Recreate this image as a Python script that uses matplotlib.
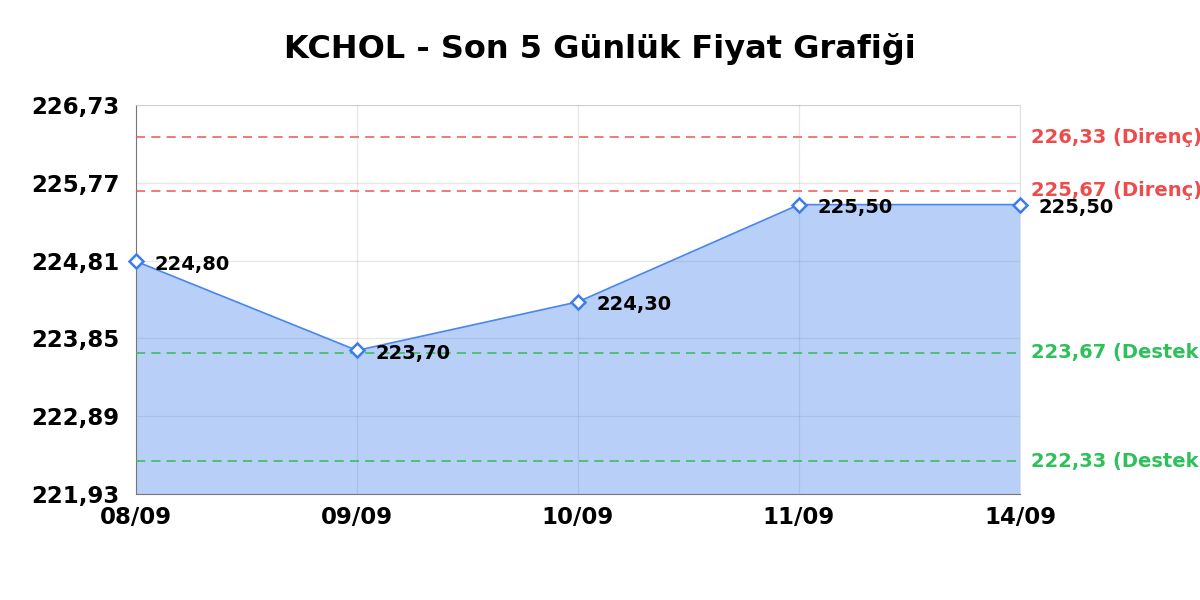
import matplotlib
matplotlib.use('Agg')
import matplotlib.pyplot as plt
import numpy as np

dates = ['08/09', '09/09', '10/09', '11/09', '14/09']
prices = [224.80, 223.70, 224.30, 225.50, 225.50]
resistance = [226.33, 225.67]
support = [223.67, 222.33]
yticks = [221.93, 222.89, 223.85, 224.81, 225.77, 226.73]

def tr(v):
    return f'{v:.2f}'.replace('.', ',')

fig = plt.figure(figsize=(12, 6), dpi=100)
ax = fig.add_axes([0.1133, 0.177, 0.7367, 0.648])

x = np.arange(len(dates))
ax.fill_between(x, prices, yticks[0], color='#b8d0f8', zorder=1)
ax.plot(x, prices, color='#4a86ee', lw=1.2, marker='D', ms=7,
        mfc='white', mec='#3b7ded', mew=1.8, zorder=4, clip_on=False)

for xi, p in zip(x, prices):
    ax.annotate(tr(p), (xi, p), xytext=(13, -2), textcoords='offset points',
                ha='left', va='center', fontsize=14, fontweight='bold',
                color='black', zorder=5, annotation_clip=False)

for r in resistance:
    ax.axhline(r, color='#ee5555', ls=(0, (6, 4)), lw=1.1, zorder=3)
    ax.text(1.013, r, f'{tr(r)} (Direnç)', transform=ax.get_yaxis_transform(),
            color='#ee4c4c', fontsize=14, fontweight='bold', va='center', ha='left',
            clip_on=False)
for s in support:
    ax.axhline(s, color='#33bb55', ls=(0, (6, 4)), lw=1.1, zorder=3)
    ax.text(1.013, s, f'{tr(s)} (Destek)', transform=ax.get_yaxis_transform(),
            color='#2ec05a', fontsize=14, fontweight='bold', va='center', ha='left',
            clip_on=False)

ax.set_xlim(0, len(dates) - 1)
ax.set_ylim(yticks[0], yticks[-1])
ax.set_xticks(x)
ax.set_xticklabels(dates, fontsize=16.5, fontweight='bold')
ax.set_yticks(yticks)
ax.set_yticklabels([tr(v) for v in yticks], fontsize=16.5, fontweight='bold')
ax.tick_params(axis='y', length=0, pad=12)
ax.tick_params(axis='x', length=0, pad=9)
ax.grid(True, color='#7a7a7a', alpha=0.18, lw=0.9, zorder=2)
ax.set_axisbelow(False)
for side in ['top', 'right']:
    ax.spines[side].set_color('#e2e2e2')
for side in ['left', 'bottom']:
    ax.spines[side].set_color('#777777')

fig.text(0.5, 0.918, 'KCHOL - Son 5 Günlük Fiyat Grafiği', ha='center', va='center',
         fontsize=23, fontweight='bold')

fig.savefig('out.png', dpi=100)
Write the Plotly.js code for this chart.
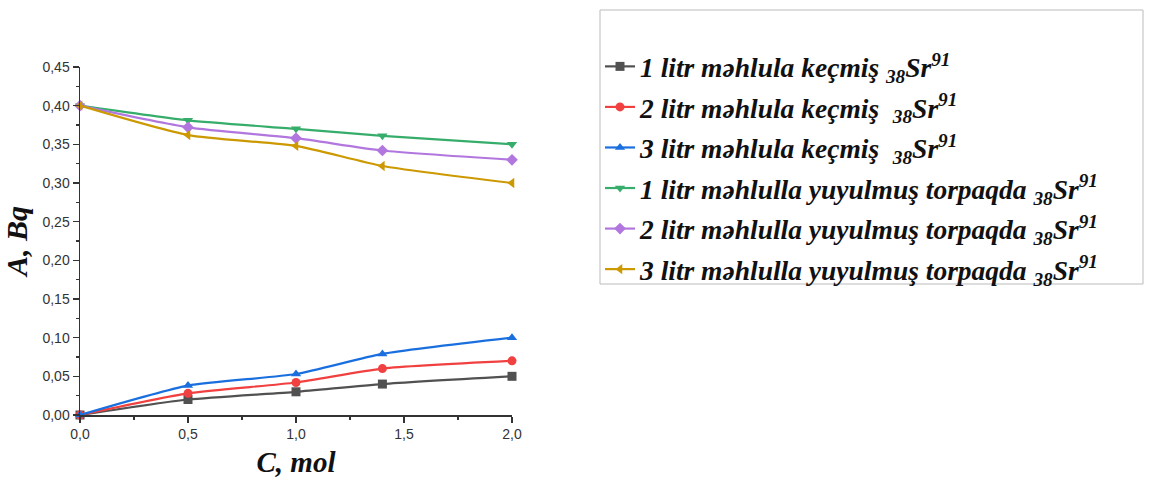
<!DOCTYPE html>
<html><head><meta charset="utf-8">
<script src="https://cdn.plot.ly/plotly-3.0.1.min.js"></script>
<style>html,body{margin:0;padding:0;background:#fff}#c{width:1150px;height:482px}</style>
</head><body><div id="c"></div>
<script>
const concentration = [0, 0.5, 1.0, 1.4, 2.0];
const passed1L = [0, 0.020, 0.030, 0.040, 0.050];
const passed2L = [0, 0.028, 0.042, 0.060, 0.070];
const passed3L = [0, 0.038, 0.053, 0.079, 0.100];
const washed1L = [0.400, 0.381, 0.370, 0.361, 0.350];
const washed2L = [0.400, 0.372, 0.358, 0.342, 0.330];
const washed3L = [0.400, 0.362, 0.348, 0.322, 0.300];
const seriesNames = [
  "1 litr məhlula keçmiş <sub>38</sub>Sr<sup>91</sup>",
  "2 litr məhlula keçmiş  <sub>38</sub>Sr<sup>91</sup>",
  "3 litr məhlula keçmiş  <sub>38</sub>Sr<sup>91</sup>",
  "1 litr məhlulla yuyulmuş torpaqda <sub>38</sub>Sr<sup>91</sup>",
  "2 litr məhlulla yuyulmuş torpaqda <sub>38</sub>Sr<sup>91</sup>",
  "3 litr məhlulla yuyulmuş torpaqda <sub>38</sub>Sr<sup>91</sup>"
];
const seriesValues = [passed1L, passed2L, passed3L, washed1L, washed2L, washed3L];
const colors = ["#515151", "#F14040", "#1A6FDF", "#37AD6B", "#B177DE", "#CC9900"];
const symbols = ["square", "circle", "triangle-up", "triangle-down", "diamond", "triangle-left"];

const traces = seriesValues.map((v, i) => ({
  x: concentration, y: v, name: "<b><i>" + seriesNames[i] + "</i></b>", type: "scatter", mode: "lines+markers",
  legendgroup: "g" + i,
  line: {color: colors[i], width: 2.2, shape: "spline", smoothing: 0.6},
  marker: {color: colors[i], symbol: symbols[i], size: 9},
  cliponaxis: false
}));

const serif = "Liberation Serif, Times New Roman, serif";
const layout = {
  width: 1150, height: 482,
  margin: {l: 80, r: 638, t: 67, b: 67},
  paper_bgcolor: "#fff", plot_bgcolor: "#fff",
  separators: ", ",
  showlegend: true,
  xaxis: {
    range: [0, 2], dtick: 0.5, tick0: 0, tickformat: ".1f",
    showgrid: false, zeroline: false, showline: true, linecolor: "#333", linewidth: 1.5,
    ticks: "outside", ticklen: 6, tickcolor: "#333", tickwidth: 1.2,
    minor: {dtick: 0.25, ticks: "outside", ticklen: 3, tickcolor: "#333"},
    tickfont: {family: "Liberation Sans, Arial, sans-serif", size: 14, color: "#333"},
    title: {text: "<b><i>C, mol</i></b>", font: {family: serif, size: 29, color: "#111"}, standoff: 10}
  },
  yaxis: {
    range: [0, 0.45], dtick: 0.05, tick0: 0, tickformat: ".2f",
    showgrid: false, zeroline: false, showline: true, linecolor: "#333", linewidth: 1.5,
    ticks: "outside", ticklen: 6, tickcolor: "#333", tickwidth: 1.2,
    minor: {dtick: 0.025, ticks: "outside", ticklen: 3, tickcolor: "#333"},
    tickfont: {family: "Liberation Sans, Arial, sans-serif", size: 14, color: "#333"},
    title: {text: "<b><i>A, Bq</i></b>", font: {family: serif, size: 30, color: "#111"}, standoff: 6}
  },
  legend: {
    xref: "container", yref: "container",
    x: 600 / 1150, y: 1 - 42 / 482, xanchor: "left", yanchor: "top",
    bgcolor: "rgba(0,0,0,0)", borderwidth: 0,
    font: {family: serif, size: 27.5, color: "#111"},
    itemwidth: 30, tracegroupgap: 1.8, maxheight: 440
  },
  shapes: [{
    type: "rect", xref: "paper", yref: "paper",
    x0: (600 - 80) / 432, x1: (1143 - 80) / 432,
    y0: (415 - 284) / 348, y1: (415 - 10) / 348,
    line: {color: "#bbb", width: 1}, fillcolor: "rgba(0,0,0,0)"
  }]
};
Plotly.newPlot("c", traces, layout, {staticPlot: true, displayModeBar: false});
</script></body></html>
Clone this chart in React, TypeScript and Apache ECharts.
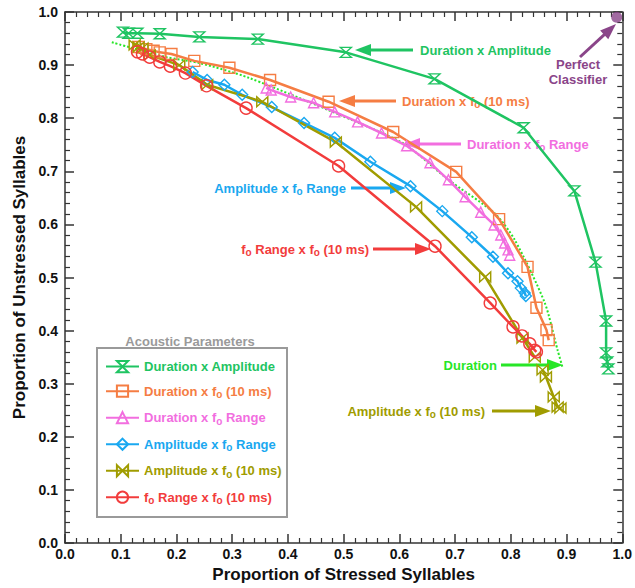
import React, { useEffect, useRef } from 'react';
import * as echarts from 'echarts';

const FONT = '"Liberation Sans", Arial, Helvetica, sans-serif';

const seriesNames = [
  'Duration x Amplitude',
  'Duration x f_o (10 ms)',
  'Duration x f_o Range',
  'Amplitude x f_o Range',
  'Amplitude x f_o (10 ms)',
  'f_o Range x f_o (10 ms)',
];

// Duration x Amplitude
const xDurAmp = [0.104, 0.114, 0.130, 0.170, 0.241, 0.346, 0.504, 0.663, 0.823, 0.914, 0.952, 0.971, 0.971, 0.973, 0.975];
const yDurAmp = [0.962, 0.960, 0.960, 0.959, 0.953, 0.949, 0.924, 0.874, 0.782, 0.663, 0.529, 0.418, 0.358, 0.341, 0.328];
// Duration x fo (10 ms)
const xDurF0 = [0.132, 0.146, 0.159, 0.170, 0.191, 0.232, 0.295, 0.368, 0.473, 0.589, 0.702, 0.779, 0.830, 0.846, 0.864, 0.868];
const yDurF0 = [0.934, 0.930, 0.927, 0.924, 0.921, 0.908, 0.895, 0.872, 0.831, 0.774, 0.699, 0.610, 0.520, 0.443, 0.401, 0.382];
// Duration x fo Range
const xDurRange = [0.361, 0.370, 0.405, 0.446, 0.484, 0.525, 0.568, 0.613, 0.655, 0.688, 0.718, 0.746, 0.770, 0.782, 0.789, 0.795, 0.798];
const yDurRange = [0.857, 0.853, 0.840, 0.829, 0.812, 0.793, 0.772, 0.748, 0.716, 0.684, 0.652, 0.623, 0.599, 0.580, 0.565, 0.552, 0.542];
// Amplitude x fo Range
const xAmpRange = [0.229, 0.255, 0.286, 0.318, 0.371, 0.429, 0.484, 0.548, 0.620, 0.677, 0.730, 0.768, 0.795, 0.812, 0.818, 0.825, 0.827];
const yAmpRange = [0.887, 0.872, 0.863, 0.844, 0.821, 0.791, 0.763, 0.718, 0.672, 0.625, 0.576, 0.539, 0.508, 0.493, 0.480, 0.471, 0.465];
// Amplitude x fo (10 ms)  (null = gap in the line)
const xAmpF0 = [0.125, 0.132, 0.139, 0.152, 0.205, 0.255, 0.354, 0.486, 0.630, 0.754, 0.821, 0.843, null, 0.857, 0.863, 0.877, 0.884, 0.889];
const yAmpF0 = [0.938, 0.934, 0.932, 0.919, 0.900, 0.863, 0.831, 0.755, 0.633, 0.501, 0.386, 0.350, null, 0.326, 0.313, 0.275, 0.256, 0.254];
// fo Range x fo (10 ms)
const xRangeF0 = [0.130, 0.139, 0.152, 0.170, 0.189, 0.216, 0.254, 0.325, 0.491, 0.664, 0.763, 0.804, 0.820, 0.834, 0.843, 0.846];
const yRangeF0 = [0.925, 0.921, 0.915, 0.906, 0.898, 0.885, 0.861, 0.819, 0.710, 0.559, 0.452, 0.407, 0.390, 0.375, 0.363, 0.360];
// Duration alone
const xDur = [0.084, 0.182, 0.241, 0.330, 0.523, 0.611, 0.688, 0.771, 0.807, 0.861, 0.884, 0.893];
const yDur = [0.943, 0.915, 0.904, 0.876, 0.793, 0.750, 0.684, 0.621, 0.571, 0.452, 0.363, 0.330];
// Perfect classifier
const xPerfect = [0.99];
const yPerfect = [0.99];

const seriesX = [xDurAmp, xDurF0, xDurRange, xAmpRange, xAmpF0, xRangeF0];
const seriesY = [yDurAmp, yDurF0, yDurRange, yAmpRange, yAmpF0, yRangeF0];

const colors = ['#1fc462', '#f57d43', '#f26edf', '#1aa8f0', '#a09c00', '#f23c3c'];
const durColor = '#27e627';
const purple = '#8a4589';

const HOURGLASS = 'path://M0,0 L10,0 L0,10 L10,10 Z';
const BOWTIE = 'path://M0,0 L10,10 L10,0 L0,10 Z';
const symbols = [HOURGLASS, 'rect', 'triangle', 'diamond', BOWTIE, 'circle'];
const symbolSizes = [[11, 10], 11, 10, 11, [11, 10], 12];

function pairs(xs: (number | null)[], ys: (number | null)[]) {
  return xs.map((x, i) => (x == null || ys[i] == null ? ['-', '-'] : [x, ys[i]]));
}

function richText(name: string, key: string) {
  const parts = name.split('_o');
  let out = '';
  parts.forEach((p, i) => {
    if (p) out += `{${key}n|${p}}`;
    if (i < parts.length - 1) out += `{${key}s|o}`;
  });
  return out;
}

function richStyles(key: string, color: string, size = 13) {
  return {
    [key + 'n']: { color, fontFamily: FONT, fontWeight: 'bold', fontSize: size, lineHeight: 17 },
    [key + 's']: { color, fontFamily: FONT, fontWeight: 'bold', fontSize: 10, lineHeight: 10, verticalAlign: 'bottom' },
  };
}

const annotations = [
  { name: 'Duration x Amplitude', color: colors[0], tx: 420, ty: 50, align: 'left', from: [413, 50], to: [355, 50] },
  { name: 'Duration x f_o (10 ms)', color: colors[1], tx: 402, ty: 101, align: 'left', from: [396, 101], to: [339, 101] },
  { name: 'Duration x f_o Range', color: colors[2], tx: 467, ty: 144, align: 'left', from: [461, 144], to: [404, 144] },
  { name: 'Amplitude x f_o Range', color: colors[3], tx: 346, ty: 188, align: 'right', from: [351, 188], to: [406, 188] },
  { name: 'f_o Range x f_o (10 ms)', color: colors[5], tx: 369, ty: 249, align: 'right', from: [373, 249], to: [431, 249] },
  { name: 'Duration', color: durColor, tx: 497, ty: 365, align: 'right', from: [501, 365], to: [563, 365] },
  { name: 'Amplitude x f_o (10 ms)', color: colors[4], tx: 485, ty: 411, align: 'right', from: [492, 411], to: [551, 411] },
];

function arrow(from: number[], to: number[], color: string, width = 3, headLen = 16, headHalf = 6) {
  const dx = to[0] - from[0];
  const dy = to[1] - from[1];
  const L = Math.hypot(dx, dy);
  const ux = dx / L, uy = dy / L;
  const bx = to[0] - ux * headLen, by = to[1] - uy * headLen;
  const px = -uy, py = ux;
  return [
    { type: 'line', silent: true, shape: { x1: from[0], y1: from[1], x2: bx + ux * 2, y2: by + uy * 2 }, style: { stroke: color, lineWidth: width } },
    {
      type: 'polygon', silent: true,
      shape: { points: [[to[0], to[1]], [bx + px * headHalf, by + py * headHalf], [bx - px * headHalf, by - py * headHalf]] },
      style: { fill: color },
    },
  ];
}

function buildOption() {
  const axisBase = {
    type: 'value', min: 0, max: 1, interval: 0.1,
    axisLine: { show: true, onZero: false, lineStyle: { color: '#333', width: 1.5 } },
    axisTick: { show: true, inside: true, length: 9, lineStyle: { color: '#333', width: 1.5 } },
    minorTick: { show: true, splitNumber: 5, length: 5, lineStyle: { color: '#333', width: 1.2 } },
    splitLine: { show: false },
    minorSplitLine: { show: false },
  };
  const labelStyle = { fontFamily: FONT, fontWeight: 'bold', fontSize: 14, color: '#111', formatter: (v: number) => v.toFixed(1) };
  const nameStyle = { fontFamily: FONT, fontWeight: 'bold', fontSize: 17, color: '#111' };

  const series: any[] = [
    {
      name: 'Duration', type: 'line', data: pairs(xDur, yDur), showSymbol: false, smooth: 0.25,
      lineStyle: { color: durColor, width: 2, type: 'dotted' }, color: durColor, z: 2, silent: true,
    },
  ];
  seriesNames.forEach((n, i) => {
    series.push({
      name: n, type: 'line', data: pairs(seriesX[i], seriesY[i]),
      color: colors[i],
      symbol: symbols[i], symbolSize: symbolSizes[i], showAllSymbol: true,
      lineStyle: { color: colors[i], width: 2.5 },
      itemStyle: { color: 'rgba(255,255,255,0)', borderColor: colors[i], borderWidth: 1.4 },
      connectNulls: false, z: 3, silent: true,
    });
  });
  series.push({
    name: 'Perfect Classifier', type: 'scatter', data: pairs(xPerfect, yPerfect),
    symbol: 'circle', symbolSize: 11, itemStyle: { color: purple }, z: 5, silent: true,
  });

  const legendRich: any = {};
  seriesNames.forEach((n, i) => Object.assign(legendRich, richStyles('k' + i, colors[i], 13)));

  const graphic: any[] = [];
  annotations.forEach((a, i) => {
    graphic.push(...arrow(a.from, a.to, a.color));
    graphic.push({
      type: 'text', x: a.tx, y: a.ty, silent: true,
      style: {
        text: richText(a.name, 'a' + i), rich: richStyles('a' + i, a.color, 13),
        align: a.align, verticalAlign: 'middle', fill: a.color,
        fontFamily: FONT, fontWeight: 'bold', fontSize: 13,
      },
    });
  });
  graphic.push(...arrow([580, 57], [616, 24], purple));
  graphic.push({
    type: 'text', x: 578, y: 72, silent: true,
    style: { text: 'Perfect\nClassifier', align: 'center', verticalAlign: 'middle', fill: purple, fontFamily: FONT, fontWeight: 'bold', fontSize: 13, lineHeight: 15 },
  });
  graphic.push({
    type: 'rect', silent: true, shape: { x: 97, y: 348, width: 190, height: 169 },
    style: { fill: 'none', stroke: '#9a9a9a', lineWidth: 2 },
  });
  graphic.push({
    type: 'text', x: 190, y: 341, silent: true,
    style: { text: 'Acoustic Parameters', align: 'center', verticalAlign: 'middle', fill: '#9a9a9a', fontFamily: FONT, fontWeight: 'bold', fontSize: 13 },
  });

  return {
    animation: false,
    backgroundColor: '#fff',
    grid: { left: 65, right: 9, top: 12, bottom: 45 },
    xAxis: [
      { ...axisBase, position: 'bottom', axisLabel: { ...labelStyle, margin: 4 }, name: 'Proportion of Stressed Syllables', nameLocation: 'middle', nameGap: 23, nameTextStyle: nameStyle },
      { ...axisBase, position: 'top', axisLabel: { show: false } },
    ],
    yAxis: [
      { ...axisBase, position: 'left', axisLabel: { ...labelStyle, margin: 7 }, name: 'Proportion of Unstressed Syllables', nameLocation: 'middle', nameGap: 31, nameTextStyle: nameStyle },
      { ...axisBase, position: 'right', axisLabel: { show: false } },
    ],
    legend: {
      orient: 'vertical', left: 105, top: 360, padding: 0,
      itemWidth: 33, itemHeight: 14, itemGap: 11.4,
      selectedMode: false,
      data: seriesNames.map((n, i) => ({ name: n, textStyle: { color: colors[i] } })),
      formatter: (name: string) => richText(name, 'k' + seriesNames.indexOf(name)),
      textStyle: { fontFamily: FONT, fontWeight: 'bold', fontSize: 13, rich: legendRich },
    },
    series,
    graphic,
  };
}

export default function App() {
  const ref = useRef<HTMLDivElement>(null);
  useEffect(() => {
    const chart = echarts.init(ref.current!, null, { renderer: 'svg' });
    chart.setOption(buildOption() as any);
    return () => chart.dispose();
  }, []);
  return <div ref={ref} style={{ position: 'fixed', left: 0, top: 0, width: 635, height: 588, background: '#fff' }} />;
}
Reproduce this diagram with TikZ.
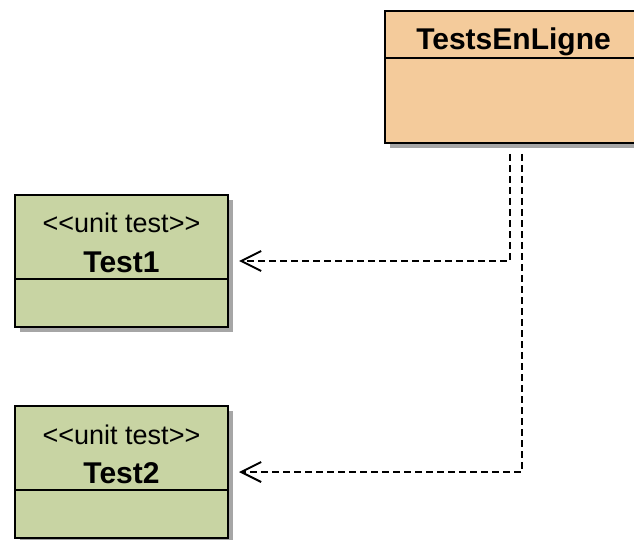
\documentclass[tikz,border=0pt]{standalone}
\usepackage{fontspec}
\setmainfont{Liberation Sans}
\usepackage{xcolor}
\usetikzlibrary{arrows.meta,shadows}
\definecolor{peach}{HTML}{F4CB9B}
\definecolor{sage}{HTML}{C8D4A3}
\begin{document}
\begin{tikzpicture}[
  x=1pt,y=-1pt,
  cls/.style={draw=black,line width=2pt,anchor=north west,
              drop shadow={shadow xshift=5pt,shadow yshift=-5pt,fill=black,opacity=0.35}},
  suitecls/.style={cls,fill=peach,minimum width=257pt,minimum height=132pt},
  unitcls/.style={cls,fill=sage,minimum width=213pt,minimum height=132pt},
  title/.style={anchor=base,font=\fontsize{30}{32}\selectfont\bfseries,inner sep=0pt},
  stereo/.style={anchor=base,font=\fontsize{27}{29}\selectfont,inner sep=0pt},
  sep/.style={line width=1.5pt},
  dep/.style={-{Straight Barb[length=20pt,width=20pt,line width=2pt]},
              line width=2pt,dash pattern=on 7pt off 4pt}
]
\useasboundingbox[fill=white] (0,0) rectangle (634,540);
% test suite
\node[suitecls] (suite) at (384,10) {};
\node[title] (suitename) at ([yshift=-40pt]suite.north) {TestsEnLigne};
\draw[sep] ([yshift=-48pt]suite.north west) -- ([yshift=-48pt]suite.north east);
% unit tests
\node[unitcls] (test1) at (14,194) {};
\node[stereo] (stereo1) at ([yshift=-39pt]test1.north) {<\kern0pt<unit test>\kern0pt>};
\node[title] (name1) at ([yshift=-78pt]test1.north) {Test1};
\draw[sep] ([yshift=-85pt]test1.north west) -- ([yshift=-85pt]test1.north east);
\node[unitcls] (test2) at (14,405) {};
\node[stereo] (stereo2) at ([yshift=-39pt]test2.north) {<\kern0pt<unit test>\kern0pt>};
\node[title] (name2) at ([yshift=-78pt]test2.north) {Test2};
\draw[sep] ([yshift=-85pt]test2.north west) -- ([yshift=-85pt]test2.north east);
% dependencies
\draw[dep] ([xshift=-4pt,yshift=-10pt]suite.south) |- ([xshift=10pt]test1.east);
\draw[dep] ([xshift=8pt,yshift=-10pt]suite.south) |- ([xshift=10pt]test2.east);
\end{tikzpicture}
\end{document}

■ WHAT IS NEEDED ■
Begin with the first line of the entries above and write out each line exactly, ending with the line containing "ax = fig.add_axes([0.1133, 0.177, 0.7367, 0.648])". Leave out pictures.

■ EXERCISE RESPONSE ■
Recreate this image as a Python script that uses matplotlib.
import matplotlib
matplotlib.use('Agg')
import matplotlib.pyplot as plt
import numpy as np

dates = ['08/09', '09/09', '10/09', '11/09', '14/09']
prices = [224.80, 223.70, 224.30, 225.50, 225.50]
resistance = [226.33, 225.67]
support = [223.67, 222.33]
yticks = [221.93, 222.89, 223.85, 224.81, 225.77, 226.73]

def tr(v):
    return f'{v:.2f}'.replace('.', ',')

fig = plt.figure(figsize=(12, 6), dpi=100)
ax = fig.add_axes([0.1133, 0.177, 0.7367, 0.648])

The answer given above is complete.